● TASK TO CARRY OUT
Can you write out the whole listing exactly?

● DATA EXCERPT
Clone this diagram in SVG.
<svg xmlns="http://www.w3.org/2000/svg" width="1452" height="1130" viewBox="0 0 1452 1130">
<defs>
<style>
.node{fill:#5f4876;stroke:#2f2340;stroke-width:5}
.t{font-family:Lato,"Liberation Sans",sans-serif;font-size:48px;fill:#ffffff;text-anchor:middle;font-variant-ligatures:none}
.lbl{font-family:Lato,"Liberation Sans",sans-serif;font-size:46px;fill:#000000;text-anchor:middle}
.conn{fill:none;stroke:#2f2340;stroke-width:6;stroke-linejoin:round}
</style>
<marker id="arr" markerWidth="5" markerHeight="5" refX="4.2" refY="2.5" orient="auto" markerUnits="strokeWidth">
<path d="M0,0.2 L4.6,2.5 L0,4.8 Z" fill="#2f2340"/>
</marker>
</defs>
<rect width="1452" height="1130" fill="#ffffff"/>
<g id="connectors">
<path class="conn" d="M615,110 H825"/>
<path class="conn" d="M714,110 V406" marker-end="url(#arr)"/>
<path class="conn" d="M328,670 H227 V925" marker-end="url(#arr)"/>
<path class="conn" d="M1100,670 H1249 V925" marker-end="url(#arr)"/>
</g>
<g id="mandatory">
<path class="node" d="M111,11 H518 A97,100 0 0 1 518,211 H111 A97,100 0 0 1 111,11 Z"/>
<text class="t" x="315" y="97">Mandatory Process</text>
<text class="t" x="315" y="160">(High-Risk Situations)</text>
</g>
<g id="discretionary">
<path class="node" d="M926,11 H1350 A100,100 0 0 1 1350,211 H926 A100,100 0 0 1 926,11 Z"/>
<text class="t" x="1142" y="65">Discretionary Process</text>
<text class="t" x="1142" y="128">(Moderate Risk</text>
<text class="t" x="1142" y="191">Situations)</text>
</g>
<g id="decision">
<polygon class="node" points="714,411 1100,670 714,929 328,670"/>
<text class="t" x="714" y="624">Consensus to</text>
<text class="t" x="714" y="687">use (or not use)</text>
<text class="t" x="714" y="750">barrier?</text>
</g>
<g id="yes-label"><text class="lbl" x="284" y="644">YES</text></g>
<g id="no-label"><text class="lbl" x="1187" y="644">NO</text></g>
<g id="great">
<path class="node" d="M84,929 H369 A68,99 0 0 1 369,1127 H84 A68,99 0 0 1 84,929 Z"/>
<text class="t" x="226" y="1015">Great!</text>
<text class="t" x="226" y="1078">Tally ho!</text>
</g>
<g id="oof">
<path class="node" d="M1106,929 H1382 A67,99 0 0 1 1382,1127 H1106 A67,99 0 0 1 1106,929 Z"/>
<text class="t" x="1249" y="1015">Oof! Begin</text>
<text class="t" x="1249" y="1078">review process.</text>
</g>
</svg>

● WORKED SOLUTION
Clone this diagram in SVG.
<svg xmlns="http://www.w3.org/2000/svg" width="1452" height="1130" viewBox="0 0 1452 1130">
<defs>
<style>
.node{fill:#5f4876;stroke:#2f2340;stroke-width:5}
.t{font-family:Lato,"Liberation Sans",sans-serif;font-size:48px;fill:#ffffff;text-anchor:middle;font-variant-ligatures:none}
.lbl{font-family:Lato,"Liberation Sans",sans-serif;font-size:46px;fill:#000000;text-anchor:middle}
.conn{fill:none;stroke:#2f2340;stroke-width:6;stroke-linejoin:round}
</style>
<marker id="arr" markerWidth="5" markerHeight="5" refX="4.2" refY="2.5" orient="auto" markerUnits="strokeWidth">
<path d="M0,0.2 L4.6,2.5 L0,4.8 Z" fill="#2f2340"/>
</marker>
</defs>
<rect width="1452" height="1130" fill="#ffffff"/>
<g id="connectors">
<path class="conn" d="M615,110 H825"/>
<path class="conn" d="M714,110 V406" marker-end="url(#arr)"/>
<path class="conn" d="M328,670 H227 V925" marker-end="url(#arr)"/>
<path class="conn" d="M1100,670 H1249 V925" marker-end="url(#arr)"/>
</g>
<g id="mandatory">
<path class="node" d="M111,11 H518 A97,100 0 0 1 518,211 H111 A97,100 0 0 1 111,11 Z"/>
<text class="t" x="315" y="97">Mandatory Process</text>
<text class="t" x="315" y="160">(High-Risk Situations)</text>
</g>
<g id="discretionary">
<path class="node" d="M926,11 H1350 A100,100 0 0 1 1350,211 H926 A100,100 0 0 1 926,11 Z"/>
<text class="t" x="1142" y="65">Discretionary Process</text>
<text class="t" x="1142" y="128">(Moderate Risk</text>
<text class="t" x="1142" y="191">Situations)</text>
</g>
<g id="decision">
<polygon class="node" points="714,411 1100,670 714,929 328,670"/>
<text class="t" x="714" y="624">Consensus to</text>
<text class="t" x="714" y="687">use (or not use)</text>
<text class="t" x="714" y="750">barrier?</text>
</g>
<g id="yes-label"><text class="lbl" x="284" y="644">YES</text></g>
<g id="no-label"><text class="lbl" x="1187" y="644">NO</text></g>
<g id="great">
<path class="node" d="M84,929 H369 A68,99 0 0 1 369,1127 H84 A68,99 0 0 1 84,929 Z"/>
<text class="t" x="226" y="1015">Great!</text>
<text class="t" x="226" y="1078">Tally ho!</text>
</g>
<g id="oof">
<path class="node" d="M1106,929 H1382 A67,99 0 0 1 1382,1127 H1106 A67,99 0 0 1 1106,929 Z"/>
<text class="t" x="1249" y="1015">Oof! Begin</text>
<text class="t" x="1249" y="1078">review process.</text>
</g>
</svg>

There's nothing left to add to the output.